I am here. I am back now. A little changed for the better in a lot of ways. It’s funny what changes a simple thing like this can bring about. I was so worried that I wrote out a Living Will. My fears were unfounded, rooted in baseless apprehension that I had to set aside. And, for the next seven weeks, I will have much time to listen to my body, listen to my dreams, listen to those who love me, listen and be still… As difficult as it may be. I am not one to lounge around, ‘eating Bon-Bons and watching soap operas’ as the 1970s saying goes. By then end of those seven weeks, this house is going to feel terribly small.

But, it will make small journeys that are much more worth the trip.

Thank you all for understanding.

Thoughts From A Shadowed Room

Wow. Yes, it’s been a very long time since I have written anything here. But, don’t think that means I haven’t been writing in other, more personal, less visible places. I have kept a journal almost my entire life. I have so many notebooks and small journals full of writings that you would think I would never run out of things to post publicly.
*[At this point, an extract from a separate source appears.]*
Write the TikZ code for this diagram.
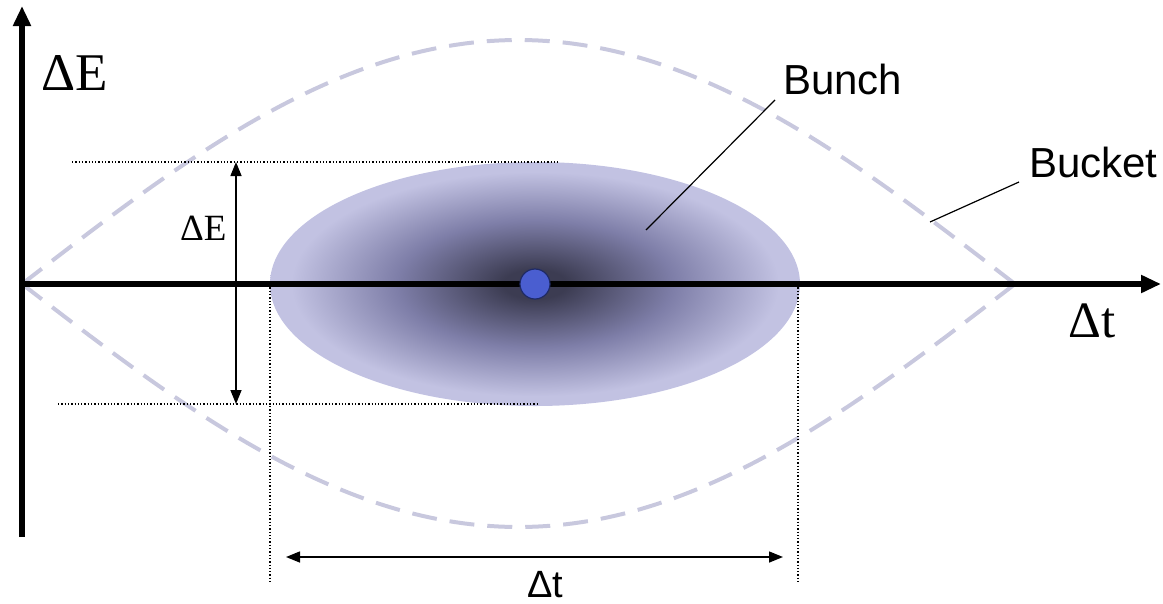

Strangely, I have a dilemma about posting, which is one of the reasons I started this blog in the first place. My dilemma is that I am shy about making my personal thoughts public. At the same time, I realize that there are some out there who might benefit from the things that ramble through my head. Also, it helps me to write things down where I can get some kind of feedback, see what others might think, or read about how some might think I am full of …well… you know. I wanted to publish my thoughts to help toughen my ‘skin’. For there are other reasons, too, you see.

I have written over two dozen short stories. I have penned at least two novellas and countless poems and prose. And, in order to gain some insightful feedback, I decided to start this blog. Some of the writings are Fiction, even Science Fiction. Some are of a Pagan and Witchcraft nature. Some are erotica and some are just plain, down-to-earth stories. So, to find out what ‘a general public’ might like or not, I wanted to make these things, all of them, not just the Fiction, public. So many reasons for doing a simple thing.

Here is where I laugh at myself. It is not such a simple thing when it comes down to pushing that ‘enter’ key. All of those voices that tell me how stupid, how hollow or how mundane and lifeless an entry is start clamoring in my head. They ridicule me long before any one else gets the chance. And I start to crumble, my resolve to DO THIS thing turns to mush. My finger wavers. And suddenly…

…I am that little girl on the playground who is surrounded by wicked, jeering children who push me and pull my hair and call me ugly and stupid. They punch me in the stomach and push me to the ground and throw my books in the gutter. And I cry because I feel so helpless. In a flash it all happens again. I see a minor case of Post Traumatic Stress Disorder in the making. But, then I think to myself, “What could this current public to do me that has not already been done by those mean school mates?”

The answer, of course, is ‘Nothing’.

I guess that I am just telling you all that what I have to say is just as important as what any one else might say on any given topic or what any one else might write for any purpose, whether to entertain or to educate. No, I don’t have a very ‘thick skin’. But, don’t let that stop you from saying what ever it is that you want to say about any blog post I might create. I don’t have to publish it if I don’t want to (that’s one of the great things about blogging).  If you say what is on your mind, I might learn a thing or two. So might you.

I guess what I am just saying here is that there is so much more I could fill these pages with. And, I just might do it, a little at a time. I can be twisted and deviant. I can be poetic and magical. I can be troublesome. I can be agreeable. My writing, just like my psyche, has many facets. We are, each of us, a bright jewel of information, entertainment and nonsense.

Things will follow. I may not write for weeks. But, hopefully, that does not mean I will lose readers of this blog because, make no mistake, I plan to knock your socks off at some point in time. After much editing and re-writing in some cases. But, someday.

And I EXPECT some kind of comment, feedback, reply, criticism or rating.

Happy Holidays to all.  And to all a good write!